Wow, you must be sweating bullets under that tin-foil hat of yours.

DMM says:

You are at least a little confused

You apparently haven’t read the case. And, while the implications of this case will not be fully known for some time, maybe even many years, the intent of the court was not to lower the standard, but to change the way in which design patent infringement is determined.

Previously, design patent infringement was based upon two tests, the “ordinary observer” test and the “point of novelty” test. As the “ordinary observer” test was previously used, the “ordinary observer” could be like your “moron in a hurry” that you often talk about when discussing trademark infringement. Yes, the Court has now eliminated the “point of novelty” test, but it has also rolled up that test’s requirements into the “ordinary observer” test by requiring that the hypothetical “ordinary observer” is fully knowledgeable of prior designs. This means that the “ordinary observer” can no longer be like your “moron in a hurry”.

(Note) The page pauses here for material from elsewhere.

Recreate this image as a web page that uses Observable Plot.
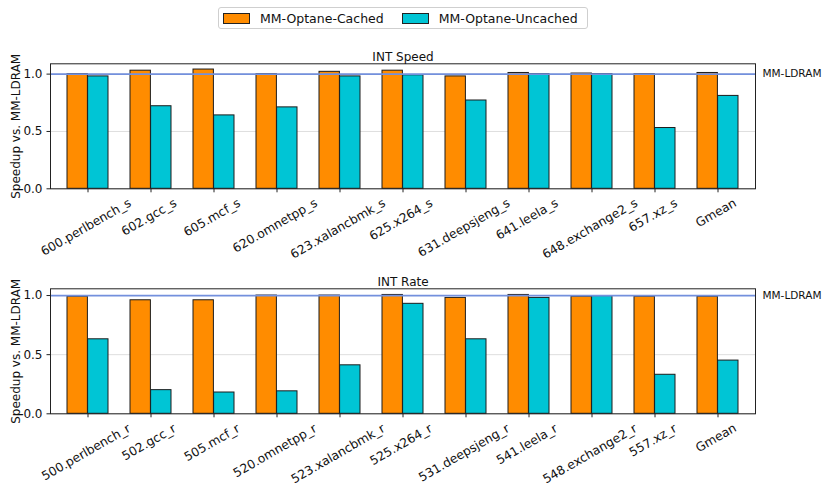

Andrew D. Todd (user link) says:

Functionality.

Functionality is a defense against a design patent. If you can show that the look of your product arises out of a practical reason, then you are home free, unless, of course, the patentee can get himself a utility patent.

It is precisely the manufacturers of expensive upscale products who are likely to want to sue for infringement of whatever. However, many expensive upscale consumer goods tend to have a distinctive look about them. They are aggressively hyperfunctional, in much the same sense that military equipment is hyperfunctional. Such equipment is commonly designed to be taken apart and put back together with as few tools as possible. This is what the military calls “field-stripping,” eg. getting the mud out of a rifle after one has inadvertently dropped it in the Mekong Delta. In this kind of design, there are no housings which conceal function. About the only reason for a housing is to provide a handgrip, or to guard moving parts, etc. In the latter case, glass or transparent plastic is often preferred, because the user can see what is going on inside. In this kind of design scheme, there is no room for merely ornamental features. If it’s not useful, get rid of it. If you want to read a manifesto of this kind of design, look at Victor Papanek’s classic _Design for the Real World_ (English translation, 1972, Swedish original edition, 1970), and also his _Nomadic Furniture_ (with James Hennessey, 1973). In the latter book, he presented a wide variety of furniture which could be rapidly broken down into planks for moving.

Needless ornamentation is characteristic of the inexpensive goods sold in chain stores.